◆ Directions:
Filter the lines below, copying only those with the string "that".

◆ Source records:

'''

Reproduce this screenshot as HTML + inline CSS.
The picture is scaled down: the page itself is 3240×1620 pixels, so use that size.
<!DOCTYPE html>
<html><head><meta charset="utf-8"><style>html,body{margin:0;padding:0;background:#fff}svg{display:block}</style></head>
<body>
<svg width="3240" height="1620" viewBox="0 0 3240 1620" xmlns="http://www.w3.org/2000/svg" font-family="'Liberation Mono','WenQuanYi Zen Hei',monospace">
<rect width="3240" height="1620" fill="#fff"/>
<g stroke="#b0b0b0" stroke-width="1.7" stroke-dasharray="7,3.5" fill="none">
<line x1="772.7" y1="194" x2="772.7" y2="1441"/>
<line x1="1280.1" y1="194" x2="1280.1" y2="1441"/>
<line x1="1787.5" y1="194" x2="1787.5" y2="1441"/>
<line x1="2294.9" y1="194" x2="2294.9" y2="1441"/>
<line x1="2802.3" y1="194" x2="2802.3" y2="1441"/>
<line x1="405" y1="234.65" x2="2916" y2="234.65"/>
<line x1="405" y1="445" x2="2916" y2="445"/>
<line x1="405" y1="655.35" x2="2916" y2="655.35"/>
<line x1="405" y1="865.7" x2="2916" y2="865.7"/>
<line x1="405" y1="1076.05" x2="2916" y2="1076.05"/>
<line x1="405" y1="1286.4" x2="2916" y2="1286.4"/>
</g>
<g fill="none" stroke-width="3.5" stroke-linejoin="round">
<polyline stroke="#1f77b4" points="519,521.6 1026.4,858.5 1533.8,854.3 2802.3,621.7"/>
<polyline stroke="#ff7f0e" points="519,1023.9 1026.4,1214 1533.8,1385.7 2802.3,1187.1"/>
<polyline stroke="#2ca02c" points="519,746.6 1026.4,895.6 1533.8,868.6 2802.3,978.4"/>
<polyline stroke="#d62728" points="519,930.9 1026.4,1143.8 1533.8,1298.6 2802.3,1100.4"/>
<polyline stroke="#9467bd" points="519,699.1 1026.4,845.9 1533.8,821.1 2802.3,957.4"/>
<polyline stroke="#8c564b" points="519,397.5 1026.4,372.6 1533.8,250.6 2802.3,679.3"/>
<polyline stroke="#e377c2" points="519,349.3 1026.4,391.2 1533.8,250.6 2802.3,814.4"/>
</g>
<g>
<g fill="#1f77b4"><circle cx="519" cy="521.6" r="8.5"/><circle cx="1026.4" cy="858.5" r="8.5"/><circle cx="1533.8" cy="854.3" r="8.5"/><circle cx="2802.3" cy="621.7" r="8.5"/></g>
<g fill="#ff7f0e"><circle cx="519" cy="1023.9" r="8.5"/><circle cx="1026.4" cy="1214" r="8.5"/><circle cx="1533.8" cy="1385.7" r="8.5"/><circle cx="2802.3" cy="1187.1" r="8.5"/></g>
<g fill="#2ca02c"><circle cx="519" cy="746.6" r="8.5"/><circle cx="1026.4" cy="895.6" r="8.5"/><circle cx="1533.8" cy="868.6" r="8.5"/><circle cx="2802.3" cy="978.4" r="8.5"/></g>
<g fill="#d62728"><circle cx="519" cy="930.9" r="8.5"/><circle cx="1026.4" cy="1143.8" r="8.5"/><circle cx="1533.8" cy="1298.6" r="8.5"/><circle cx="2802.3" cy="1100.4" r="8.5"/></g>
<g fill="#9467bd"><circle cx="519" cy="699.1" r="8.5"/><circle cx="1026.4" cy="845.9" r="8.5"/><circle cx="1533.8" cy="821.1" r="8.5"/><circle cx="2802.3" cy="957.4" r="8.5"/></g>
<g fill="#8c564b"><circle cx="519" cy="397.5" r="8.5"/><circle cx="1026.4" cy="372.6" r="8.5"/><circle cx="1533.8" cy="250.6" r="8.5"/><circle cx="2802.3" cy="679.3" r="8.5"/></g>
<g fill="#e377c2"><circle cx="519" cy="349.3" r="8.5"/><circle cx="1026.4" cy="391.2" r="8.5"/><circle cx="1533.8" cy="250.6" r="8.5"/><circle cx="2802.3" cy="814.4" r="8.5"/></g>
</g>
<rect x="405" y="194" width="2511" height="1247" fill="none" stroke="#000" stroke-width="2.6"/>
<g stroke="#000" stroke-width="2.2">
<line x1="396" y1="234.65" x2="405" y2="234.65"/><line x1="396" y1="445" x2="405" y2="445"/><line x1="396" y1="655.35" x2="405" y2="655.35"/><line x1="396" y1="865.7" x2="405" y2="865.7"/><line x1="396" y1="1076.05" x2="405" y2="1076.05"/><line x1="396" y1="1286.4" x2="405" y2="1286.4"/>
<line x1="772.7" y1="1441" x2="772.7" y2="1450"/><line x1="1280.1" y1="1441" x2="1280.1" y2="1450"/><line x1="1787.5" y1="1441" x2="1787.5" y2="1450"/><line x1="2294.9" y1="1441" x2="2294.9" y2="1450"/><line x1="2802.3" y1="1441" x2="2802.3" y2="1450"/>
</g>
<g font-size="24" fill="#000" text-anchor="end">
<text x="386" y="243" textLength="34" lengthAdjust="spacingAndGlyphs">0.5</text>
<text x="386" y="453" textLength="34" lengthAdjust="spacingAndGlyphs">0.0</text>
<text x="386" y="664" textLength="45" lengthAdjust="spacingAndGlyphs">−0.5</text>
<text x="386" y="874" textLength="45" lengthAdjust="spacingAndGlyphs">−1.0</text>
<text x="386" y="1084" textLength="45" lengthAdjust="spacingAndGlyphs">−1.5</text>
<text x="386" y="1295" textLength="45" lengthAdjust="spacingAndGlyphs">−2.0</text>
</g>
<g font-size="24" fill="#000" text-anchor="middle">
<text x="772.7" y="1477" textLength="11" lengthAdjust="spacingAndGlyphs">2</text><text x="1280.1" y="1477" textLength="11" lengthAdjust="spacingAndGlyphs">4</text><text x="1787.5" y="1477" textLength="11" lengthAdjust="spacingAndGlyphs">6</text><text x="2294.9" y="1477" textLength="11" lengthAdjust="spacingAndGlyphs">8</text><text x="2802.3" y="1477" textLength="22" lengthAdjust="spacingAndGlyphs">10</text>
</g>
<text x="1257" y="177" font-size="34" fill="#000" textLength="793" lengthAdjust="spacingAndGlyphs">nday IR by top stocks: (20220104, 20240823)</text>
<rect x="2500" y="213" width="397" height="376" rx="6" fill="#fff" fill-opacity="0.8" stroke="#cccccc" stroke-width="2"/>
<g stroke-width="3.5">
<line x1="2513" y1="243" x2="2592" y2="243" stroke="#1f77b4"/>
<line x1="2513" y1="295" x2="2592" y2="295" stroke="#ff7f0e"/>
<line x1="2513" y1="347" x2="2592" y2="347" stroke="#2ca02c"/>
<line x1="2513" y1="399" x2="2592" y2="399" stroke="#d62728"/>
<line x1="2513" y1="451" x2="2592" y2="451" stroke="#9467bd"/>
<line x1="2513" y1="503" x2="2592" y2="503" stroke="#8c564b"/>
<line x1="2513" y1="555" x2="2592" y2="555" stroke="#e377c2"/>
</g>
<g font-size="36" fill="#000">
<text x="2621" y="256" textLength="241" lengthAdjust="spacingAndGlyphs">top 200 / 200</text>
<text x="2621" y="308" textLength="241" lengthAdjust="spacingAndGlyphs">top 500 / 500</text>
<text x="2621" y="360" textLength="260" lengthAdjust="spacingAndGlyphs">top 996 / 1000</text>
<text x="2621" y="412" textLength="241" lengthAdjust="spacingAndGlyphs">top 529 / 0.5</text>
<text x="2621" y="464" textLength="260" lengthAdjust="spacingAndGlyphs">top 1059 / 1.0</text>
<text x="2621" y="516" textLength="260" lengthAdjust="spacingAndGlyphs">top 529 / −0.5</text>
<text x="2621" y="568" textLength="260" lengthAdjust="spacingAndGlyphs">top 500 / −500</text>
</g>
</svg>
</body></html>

'''
'''

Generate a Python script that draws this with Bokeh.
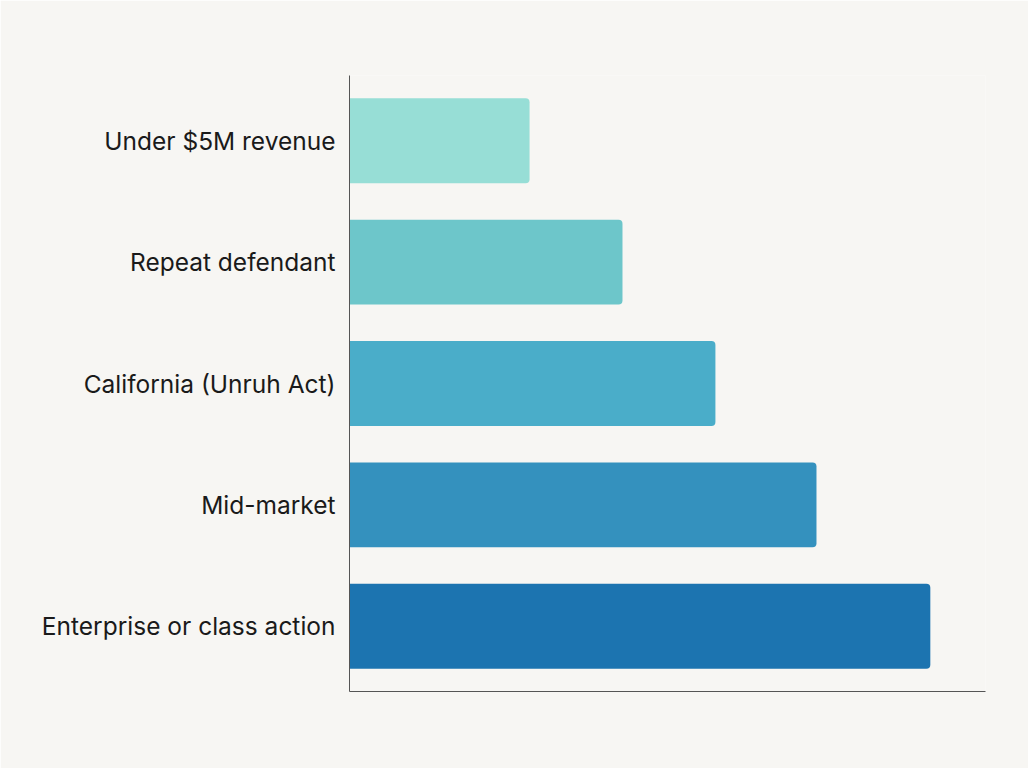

'''
'''

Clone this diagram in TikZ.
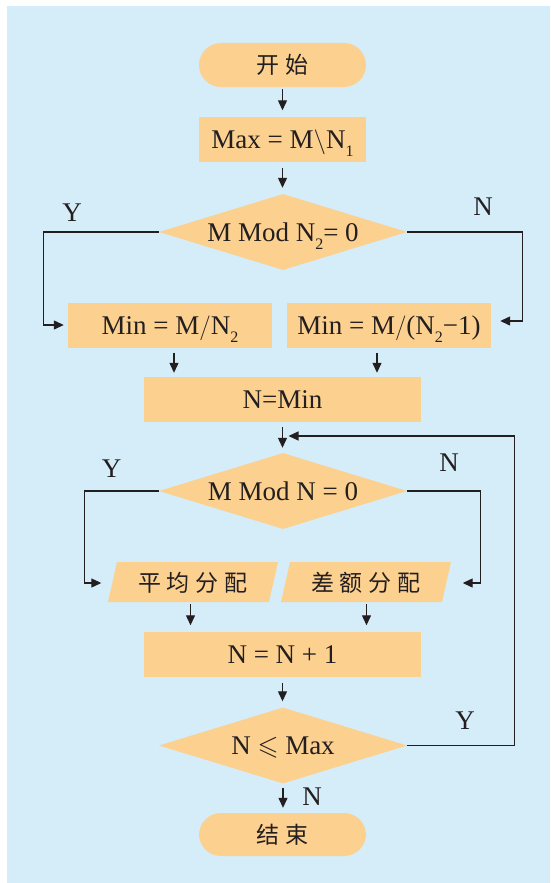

'''

◆ Full solution:
The picture is scaled down: the page itself is 3240×1620 pixels, so use that size.
Generate a Python script that draws this with Bokeh.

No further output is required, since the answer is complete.